* Start *

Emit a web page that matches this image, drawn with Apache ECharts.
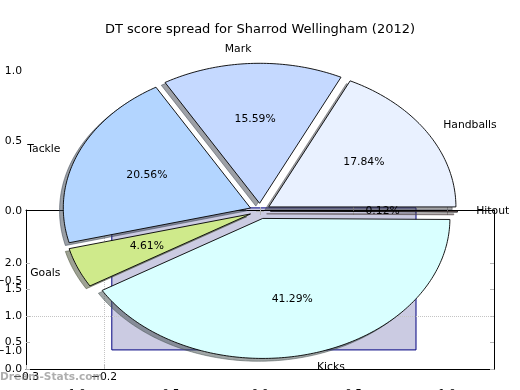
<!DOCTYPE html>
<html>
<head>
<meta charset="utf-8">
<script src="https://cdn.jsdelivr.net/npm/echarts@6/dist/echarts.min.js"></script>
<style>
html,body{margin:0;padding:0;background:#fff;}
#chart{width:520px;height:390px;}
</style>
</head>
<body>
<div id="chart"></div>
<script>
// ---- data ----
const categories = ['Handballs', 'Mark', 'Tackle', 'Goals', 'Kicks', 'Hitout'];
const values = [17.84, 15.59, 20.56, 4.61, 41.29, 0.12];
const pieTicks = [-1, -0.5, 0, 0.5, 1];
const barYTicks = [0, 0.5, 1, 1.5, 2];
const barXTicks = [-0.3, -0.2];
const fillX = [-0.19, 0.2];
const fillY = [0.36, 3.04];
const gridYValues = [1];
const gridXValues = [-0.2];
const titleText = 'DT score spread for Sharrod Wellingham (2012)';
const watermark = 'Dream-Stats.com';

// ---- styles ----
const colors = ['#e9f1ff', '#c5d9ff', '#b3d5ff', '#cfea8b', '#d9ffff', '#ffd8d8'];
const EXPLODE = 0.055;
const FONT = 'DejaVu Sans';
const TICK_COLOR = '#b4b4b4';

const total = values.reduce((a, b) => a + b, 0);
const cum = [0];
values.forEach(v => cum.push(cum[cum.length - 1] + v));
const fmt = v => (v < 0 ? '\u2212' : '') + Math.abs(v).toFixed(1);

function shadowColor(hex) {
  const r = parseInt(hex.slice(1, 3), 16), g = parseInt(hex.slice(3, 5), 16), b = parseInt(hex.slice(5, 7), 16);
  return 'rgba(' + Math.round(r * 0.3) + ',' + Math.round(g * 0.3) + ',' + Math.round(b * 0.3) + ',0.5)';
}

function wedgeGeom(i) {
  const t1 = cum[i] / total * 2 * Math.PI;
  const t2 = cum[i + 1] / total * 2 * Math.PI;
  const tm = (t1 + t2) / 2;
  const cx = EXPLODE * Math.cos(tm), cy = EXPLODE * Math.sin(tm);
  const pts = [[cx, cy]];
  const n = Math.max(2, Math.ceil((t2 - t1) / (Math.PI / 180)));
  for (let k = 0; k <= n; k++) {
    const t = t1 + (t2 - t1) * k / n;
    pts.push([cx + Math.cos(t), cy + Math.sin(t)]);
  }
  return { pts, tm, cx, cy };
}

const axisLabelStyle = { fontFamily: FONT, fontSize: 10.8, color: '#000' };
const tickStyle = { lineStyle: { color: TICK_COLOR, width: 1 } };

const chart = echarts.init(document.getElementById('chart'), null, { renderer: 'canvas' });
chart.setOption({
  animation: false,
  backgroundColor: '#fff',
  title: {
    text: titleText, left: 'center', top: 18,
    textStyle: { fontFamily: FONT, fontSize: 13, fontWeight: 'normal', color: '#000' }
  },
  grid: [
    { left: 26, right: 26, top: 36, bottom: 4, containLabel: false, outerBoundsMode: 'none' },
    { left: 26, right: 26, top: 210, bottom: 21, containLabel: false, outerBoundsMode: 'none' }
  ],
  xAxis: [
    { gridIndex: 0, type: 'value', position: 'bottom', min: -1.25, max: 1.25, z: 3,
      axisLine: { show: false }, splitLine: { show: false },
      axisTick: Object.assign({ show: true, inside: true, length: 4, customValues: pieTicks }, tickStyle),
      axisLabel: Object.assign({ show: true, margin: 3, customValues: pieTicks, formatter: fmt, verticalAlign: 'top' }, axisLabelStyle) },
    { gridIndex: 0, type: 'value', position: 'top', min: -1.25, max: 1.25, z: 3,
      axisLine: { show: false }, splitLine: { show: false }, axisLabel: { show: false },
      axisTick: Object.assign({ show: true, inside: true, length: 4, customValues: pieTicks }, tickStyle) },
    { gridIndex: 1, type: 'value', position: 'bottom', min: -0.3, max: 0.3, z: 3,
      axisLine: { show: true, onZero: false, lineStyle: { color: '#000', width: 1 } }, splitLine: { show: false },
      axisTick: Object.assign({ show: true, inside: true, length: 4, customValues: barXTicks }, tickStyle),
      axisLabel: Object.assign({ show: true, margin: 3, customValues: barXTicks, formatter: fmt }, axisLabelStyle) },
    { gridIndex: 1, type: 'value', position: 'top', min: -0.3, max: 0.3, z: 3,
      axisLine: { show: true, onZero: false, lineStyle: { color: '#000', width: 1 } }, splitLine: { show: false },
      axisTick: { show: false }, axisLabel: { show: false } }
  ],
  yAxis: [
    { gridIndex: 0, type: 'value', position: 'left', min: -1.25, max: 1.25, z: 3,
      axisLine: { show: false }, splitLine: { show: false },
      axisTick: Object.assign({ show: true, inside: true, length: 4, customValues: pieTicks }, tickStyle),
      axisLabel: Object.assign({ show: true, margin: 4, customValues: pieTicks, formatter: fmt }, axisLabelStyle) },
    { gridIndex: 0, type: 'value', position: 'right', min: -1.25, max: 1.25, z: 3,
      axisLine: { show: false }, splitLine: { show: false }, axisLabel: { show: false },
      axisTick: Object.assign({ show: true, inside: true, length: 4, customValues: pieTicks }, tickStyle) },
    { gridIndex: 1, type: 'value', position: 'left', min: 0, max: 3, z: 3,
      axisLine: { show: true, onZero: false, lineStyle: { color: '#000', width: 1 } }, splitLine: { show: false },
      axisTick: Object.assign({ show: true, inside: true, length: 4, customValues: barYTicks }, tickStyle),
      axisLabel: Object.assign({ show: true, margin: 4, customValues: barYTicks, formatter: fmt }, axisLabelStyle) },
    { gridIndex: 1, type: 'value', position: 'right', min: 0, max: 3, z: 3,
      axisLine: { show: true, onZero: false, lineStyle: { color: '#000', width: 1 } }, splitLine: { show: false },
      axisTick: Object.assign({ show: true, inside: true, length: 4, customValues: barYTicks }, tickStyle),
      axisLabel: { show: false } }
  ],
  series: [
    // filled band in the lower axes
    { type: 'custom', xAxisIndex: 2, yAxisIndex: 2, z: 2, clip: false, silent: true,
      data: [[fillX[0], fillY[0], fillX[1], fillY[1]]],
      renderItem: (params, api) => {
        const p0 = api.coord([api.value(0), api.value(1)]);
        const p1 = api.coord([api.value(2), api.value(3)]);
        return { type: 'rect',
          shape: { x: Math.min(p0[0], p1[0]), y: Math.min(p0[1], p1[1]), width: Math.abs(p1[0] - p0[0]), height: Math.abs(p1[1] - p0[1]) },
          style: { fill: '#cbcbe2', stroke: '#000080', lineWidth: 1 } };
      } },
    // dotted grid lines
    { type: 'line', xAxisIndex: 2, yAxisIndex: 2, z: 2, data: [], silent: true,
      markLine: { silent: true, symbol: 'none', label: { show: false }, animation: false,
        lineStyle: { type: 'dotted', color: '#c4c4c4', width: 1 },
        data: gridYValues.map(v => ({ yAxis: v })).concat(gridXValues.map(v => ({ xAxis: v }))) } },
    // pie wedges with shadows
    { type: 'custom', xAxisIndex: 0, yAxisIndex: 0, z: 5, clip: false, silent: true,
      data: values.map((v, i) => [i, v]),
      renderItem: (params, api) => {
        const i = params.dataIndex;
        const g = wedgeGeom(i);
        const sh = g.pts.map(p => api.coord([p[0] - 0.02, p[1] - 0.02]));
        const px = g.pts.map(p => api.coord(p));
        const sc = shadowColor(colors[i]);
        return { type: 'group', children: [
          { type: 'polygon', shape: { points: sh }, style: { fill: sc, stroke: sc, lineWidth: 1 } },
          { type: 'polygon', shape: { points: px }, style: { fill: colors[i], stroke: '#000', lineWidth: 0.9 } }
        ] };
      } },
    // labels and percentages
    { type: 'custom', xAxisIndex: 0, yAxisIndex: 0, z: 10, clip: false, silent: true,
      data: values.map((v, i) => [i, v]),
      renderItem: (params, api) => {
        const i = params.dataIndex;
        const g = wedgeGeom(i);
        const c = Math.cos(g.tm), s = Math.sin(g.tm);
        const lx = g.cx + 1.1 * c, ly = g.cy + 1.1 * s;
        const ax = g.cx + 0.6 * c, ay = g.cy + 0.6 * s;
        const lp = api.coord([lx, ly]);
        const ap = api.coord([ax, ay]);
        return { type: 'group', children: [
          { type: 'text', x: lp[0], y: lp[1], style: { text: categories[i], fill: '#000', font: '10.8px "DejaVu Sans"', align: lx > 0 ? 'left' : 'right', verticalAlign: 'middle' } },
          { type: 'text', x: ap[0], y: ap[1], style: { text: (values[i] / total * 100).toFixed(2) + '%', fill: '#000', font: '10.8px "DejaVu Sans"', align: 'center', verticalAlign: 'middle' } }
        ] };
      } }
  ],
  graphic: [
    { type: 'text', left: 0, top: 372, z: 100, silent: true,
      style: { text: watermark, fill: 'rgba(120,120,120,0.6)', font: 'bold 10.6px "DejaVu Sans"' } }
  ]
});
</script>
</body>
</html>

* End *

• **What is expected**:
Say how many lines in the listing above include "with". Give nothing but the number.

• **Result for this exercise**:
2